Len Cantello Testimonial Match
| West Bromwich Albion XI | Cyrille Regis & Laurie Cunningham XI |
| 2 | 3 |
- Date: 15 May 1979
- Venue: The Hawthorns, West Bromwich, Sandwell, England
- Referee: John D. Hough
- Attendance: 7,023

= Len Cantello Testimonial Match =

The Len Cantello Testimonial Match, (West Bromwich Albion XI v Cyrille Regis & Laurie Cunningham XI), was a testimonial football match that took place in May 1979 to celebrate West Bromwich Albion player Len Cantello, who played for the club over 300 times between 1968 and 1979. The teams were selected based on the colour of the players' skin.

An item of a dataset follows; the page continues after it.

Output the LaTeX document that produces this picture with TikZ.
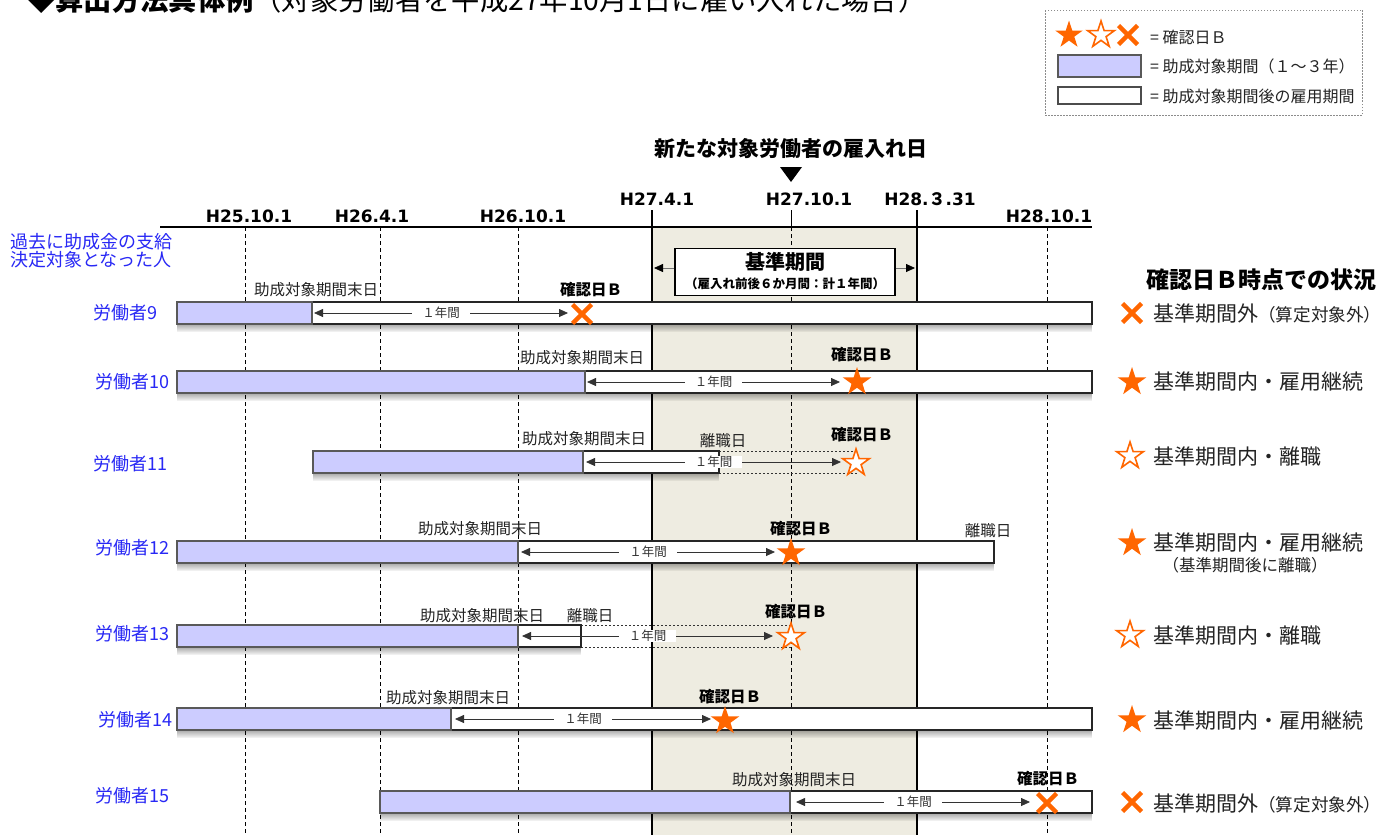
\documentclass[tikz,border=0pt]{standalone}
\usepackage{fontspec}
\setmainfont{Noto Sans CJK JP}
\newfontfamily\dvfont{DejaVu Sans}
\usetikzlibrary{arrows.meta,shapes.geometric}
\definecolor{orng}{RGB}{255,102,0}
\definecolor{lav}{RGB}{204,204,255}
\definecolor{beige}{RGB}{238,236,225}
\definecolor{wblue}{RGB}{40,40,245}
\definecolor{txt}{RGB}{35,35,35}
\newcommand\fs[1]{\fontsize{#1}{#1}\selectfont}
\tikzset{
  lavbar/.style={draw=black!65, line width=1.3pt, fill=lav},
  whtbar/.style={draw=black!85, line width=1.2pt, fill=white},
  note/.style={font=\fs{15.5}, text=txt, inner sep=0pt},
  lgnote/.style={font=\fs{16}, text=txt, inner sep=0pt, anchor=west},
  chk/.style={font=\bfseries\fs{15.5}, text=black, inner sep=0pt},
  wlabel/.style={font=\fs{18}, text=wblue, anchor=west, inner sep=0pt},
  fstar/.style={star, star points=5, star point ratio=2.618, minimum size=30pt, inner sep=0pt, fill=orng},
  ostar/.style={star, star points=5, star point ratio=2.618, minimum size=28pt, inner sep=0pt, fill=white, draw=orng, line width=1.6pt},
  yr/.style={{Triangle[length=9pt,width=8pt]}-{Triangle[length=9pt,width=8pt]}, draw=black!80, line width=0.8pt},
  yrtxt/.style={font=\fs{12.5}, fill=white, inner xsep=10pt, inner ysep=0pt, text=black!80},
  status/.style={font=\fs{21}, anchor=west, inner sep=0pt, text=txt},
  dashv/.style={dash pattern=on 4pt off 3pt, line width=0.9pt, black},
  solidv/.style={line width=2pt, black},
  crossl/.style={orng, line width=4.5pt},
  dotl/.style={dash pattern=on 2pt off 2pt, line width=1pt, black!80},
  datel/.style={font=\dvfont\bfseries\fs{17}, inner sep=0pt},
  xmk/.pic={\draw[crossl] (-9.5,-9.5) -- (9.5,9.5) (-9.5,9.5) -- (9.5,-9.5);}
}
\begin{document}
\begin{tikzpicture}[x=1pt,y=-1pt]
\useasboundingbox (0,0) rectangle (1381,835);
\fill[white] (0,0) rectangle (1381,835);

% title (cut at the top, as in the reference)
\node[anchor=base west, inner sep=0pt, font=\fs{28.3}] (title) at (27,10) {{\bfseries ◆算出方法具体例}（対象労働者を平成27年10月1日に雇い入れた場合）};

% legend
\draw[black!45, dash pattern=on 1.5pt off 1.5pt, line width=0.8pt] (1045,10) rectangle (1362,115);
\node[fstar, minimum size=29pt] (lgs1) at (1069,35) {};
\node[ostar, minimum size=28pt] (lgs2) at (1101,35) {};
\pic (lgx) at (1128,35) {xmk};
\node[lgnote] (lgt1) at (1150,37) {= 確認日Ｂ};
\draw[lavbar] (1058,55) rectangle (1141,77);
\node[lgnote] (lgt2) at (1150,66) {= 助成対象期間（１～３年）};
\draw[whtbar, draw=black!70] (1058,87) rectangle (1141,104);
\node[lgnote] (lgt3) at (1150,96) {= 助成対象期間後の雇用期間};

% reference period background
\fill[beige] (652,227) rectangle (917,835);

% vertical lines
\foreach \xx in {245,380,518,791,1047} \draw[dashv] (\xx,227) -- (\xx,835);
\draw[solidv] (652,210) -- (652,835);
\draw[solidv] (917,210) -- (917,835);
\draw[line width=1pt, black] (791,210) -- (791,227);

% axis
\draw[line width=2pt, black] (160,227) -- (1092,227);

% header texts
\node[font=\bfseries\fs{21}, inner sep=0pt] (newhire) at (791,149) {新たな対象労働者の雇入れ日};
\fill[black] (780,167) -- (802,167) -- (791,182) -- cycle;
\node[datel] (d1) at (657,199) {H27.4.1};
\node[datel] (d2) at (809,199) {H27.10.1};
\node[datel] (d3) at (930,199) {H28.{\normalfont\bfseries ３}.31};
\node[datel] (d4) at (249,216) {H25.10.1};
\node[datel] (d5) at (372,216) {H26.4.1};
\node[datel] (d6) at (523,216) {H26.10.1};
\node[datel] (d7) at (1049,216) {H28.10.1};

% kijun box
\coordinate (kl) at (654,268);
\coordinate (kr) at (915,268);
\node[draw=black, line width=1.2pt, fill=white, minimum width=220pt, minimum height=47pt, inner sep=0pt] (kbox) at (785,272) {};
\node[font=\bfseries\fs{20}, inner sep=0pt] (ktitle) at (785,262) {基準期間};
\node[font=\bfseries\fs{12.5}, inner sep=0pt] (ksub) at (785,284) {（雇入れ前後６か月間：計１年間）};
\draw[-{Triangle[length=9pt,width=8pt,color=black]}, black!55, line width=0.8pt] (kbox.west |- kl) -- (kl);
\draw[-{Triangle[length=9pt,width=8pt,color=black]}, black!55, line width=0.8pt] (kbox.east |- kr) -- (kr);

% left header and right header
\node[font=\fs{18}, text=wblue, align=left, anchor=west, inner sep=0pt] (past) at (10,251) {\fontsize{18}{17}\selectfont 過去に助成金の支給\\決定対象となった人};
\node[font=\bfseries\fs{23}, inner sep=0pt] (sthead) at (1261,280) {確認日Ｂ時点での状況};

% shadows
\foreach \ya/\xa/\xb in {324/177/1092, 393/177/1092, 473/313/719, 563/177/994, 647/177/581, 730/177/1092, 813/380/1092}{
  \foreach \i [evaluate=\i as \op using 0.30-0.04*\i] in {0,...,6}
    \fill[black, opacity=\op] (\xa,{\ya+1+\i}) rectangle (\xb,{\ya+2+\i});
}

% ---------- worker 9
\draw[whtbar] (312,302) rectangle (1092,324);
\draw[lavbar] (177,302) rectangle (312,324);
\node[wlabel] (w9) at (93,313) {労働者9};
\node[note] (m9) at (316,290) {助成対象期間末日};
\node[chk] (c9) at (591,290) {確認日Ｂ};
\coordinate (s9) at (314,313); \coordinate (e9) at (568,313);
\draw[yr] (s9) -- node[yrtxt] (y9) {１年間} (e9);
\pic (x9) at (582,314) {xmk};

% ---------- worker 10
\draw[whtbar] (585,371) rectangle (1092,393);
\draw[lavbar] (177,371) rectangle (585,393);
\node[wlabel] (w10) at (95,382) {労働者10};
\node[note] (m10) at (582,358) {助成対象期間末日};
\node[chk] (c10) at (862,355) {確認日Ｂ};
\coordinate (s10) at (587,382); \coordinate (e10) at (840,382);
\draw[yr] (s10) -- node[yrtxt] (y10) {１年間} (e10);
\node[fstar] (st10) at (857,382) {};

% ---------- worker 11
\draw[dotl] (719,451) -- (857,451);
\draw[dotl] (719,473) -- (857,473);
\draw[whtbar] (583,451) rectangle (719,473);
\draw[lavbar] (313,451) rectangle (583,473);
\node[wlabel] (w11) at (93,464) {労働者11};
\node[note] (m11) at (584,439) {助成対象期間末日};
\node[note] (r11) at (723,441) {離職日};
\node[chk] (c11) at (862,435) {確認日Ｂ};
\coordinate (s11) at (586,462); \coordinate (e11) at (841,462);
\draw[yr] (s11) -- node[yrtxt] (y11) {１年間} (e11);
\node[ostar] (st11) at (856,463) {};

% ---------- worker 12
\draw[whtbar] (518,541) rectangle (994,563);
\draw[lavbar] (177,541) rectangle (518,563);
\node[wlabel] (w12) at (95,548) {労働者12};
\node[note] (m12) at (480,529) {助成対象期間末日};
\node[chk] (c12) at (801,529) {確認日Ｂ};
\node[note] (r12) at (988,531) {離職日};
\coordinate (s12) at (521,552); \coordinate (e12) at (775,552);
\draw[yr] (s12) -- node[yrtxt] (y12) {１年間} (e12);
\node[fstar] (st12) at (791,553) {};

% ---------- worker 13
\draw[dotl] (581,625) -- (791,625);
\draw[dotl] (581,647) -- (791,647);
\draw[whtbar] (518,625) rectangle (581,647);
\draw[lavbar] (177,625) rectangle (518,647);
\node[wlabel] (w13) at (95,634) {労働者13};
\node[note] (m13) at (482,616) {助成対象期間末日};
\node[note] (r13) at (590,616) {離職日};
\node[chk] (c13) at (796,612) {確認日Ｂ};
\coordinate (s13) at (522,636); \coordinate (e13) at (773,636);
\draw[yr] (s13) -- node[yrtxt] (y13) {１年間} (e13);
\node[ostar] (st13) at (791,637) {};

% ---------- worker 14
\draw[whtbar] (451,708) rectangle (1092,730);
\draw[lavbar] (177,708) rectangle (451,730);
\node[wlabel] (w14) at (98,720) {労働者14};
\node[note] (m14) at (448,698) {助成対象期間末日};
\node[chk] (c14) at (730,697) {確認日Ｂ};
\coordinate (s14) at (455,719); \coordinate (e14) at (711,719);
\draw[yr] (s14) -- node[yrtxt] (y14) {１年間} (e14);
\node[fstar] (st14) at (725,721) {};

% ---------- worker 15
\draw[whtbar] (790,791) rectangle (1092,813);
\draw[lavbar] (380,791) rectangle (790,813);
\node[wlabel] (w15) at (95,796) {労働者15};
\node[note] (m15) at (794,780) {助成対象期間末日};
\node[chk] (c15) at (1048,779) {確認日Ｂ};
\coordinate (s15) at (796,802); \coordinate (e15) at (1030,802);
\draw[yr] (s15) -- node[yrtxt] (y15) {１年間} (e15);
\pic (x15) at (1047,803) {xmk};

% ---------- status column
\pic (q9) at (1132,313) {xmk};
\node[status] (t9) at (1153,314) {基準期間外{\fs{17.6}（算定対象外）}};
\node[fstar] (q10) at (1132,382) {};
\node[status] (t10) at (1153,382) {基準期間内・雇用継続};
\node[ostar] (q11) at (1130,456) {};
\node[status] (t11) at (1153,457) {基準期間内・離職};
\node[fstar] (q12) at (1132,543) {};
\node[status] (t12) at (1153,543) {基準期間内・雇用継続};
\node[font=\fs{16.5}, text=txt, inner sep=0pt] (t12b) at (1245,565) {（基準期間後に離職）};
\node[ostar] (q13) at (1130,635) {};
\node[status] (t13) at (1153,636) {基準期間内・離職};
\node[fstar] (q14) at (1132,720) {};
\node[status] (t14) at (1153,721) {基準期間内・雇用継続};
\pic (q15) at (1132,802) {xmk};
\node[status] (t15) at (1153,803) {基準期間外{\fs{17.6}（算定対象外）}};
\end{tikzpicture}
\end{document}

The West Bromwich Albion XI was composed of White British and Irish players while the Cyrille Regis & Laurie Cunningham XI was composed of Black British players.

The West Brom XI team featured Tony Godden, Paddy Mulligan, Derek Statham, Tony Brown, John Wile, Bryan Robson, Johnny Giles, John Trewick, Alistair Brown, Len Cantello, David Mills, David Stewart, Martyn Bennett and Kevin Summerfield.

The Cyrille Regis & Laurie Cunningham XI featured Ian Benjamin (Sheffield United), Vernon Hodgson (West Bromwich Albion – a trialist), Brendon Batson (West Bromwich Albion), Derek Richardson (QPR), Stewart Phillips (Hereford United), George Berry (Wolverhampton Wanderers), Bob Hazell (Wolverhampton Wanderers), Garth Crooks (Stoke City), Winston White (Hereford Utd), Cyrille Regis (West Bromwich Albion), Laurie Cunningham (West Bromwich Albion), Remi Moses (West Bromwich Albion), Valmore Thomas (Hereford United). Benjamin, Phillips, Crooks and White would go on to sign for West Bromwich Albion later during their playing career. Roger Palmer was expected to play but was not available.

==Match details==
Line up according to the match programme.

West Bromwich XI 2-3 Cyrille Regis & Laurie Cunningham XI
  West Bromwich XI: Robson, Al. Brown
  Cyrille Regis & Laurie Cunningham XI: Cunningham, Crooks, Phillips

| GK | | ENG Tony Godden |
| RB | | IRE Paddy Mulligan |
| CB | | ENG John Wile |
| LB | | ENG Derek Statham |
| RM | | ENG Tony Brown |
| MF | | ENG Len Cantello (c) |
| MF | | ENG Bryan Robson |
| MF | | IRE Johnny Giles |
| LM | | ENG John Trewick |
| CF | | SCO Alistair Brown |
| CF | | ENG David Mills |
Substitute:
| GK | | SCO David Stewart |
| CB | | ENG Martyn Bennett |
| CF | | ENG Kevin Summerfield |
| GK | | ENG Derek Richardson |
| RB | | ENG Brendon Batson |
| CB | | WAL George Berry |
| CB | | ENG Larry May |
| LB | | ENG Bob Hazell |
| RM | | ENG Winston White |
| CM | | ENG Remi Moses |
| CM | | ENG Vernon Hodgson |
| LM | | ENG Laurie Cunningham |
| CF | | ENG Garth Crooks |
| CF | | ENG Cyrille Regis (c) |
Substitute:
| DF | | ENG Valmore Thomas |
| CF | | ENG Ian Benjamin |
| CF | | ENG Stewart Phillips |

==Documentary==

The match was the basis of a BBC documentary entitled Whites Vs Blacks: How Football Changed A Nation. The documentary was aired on BBC Two on 27 November 2016.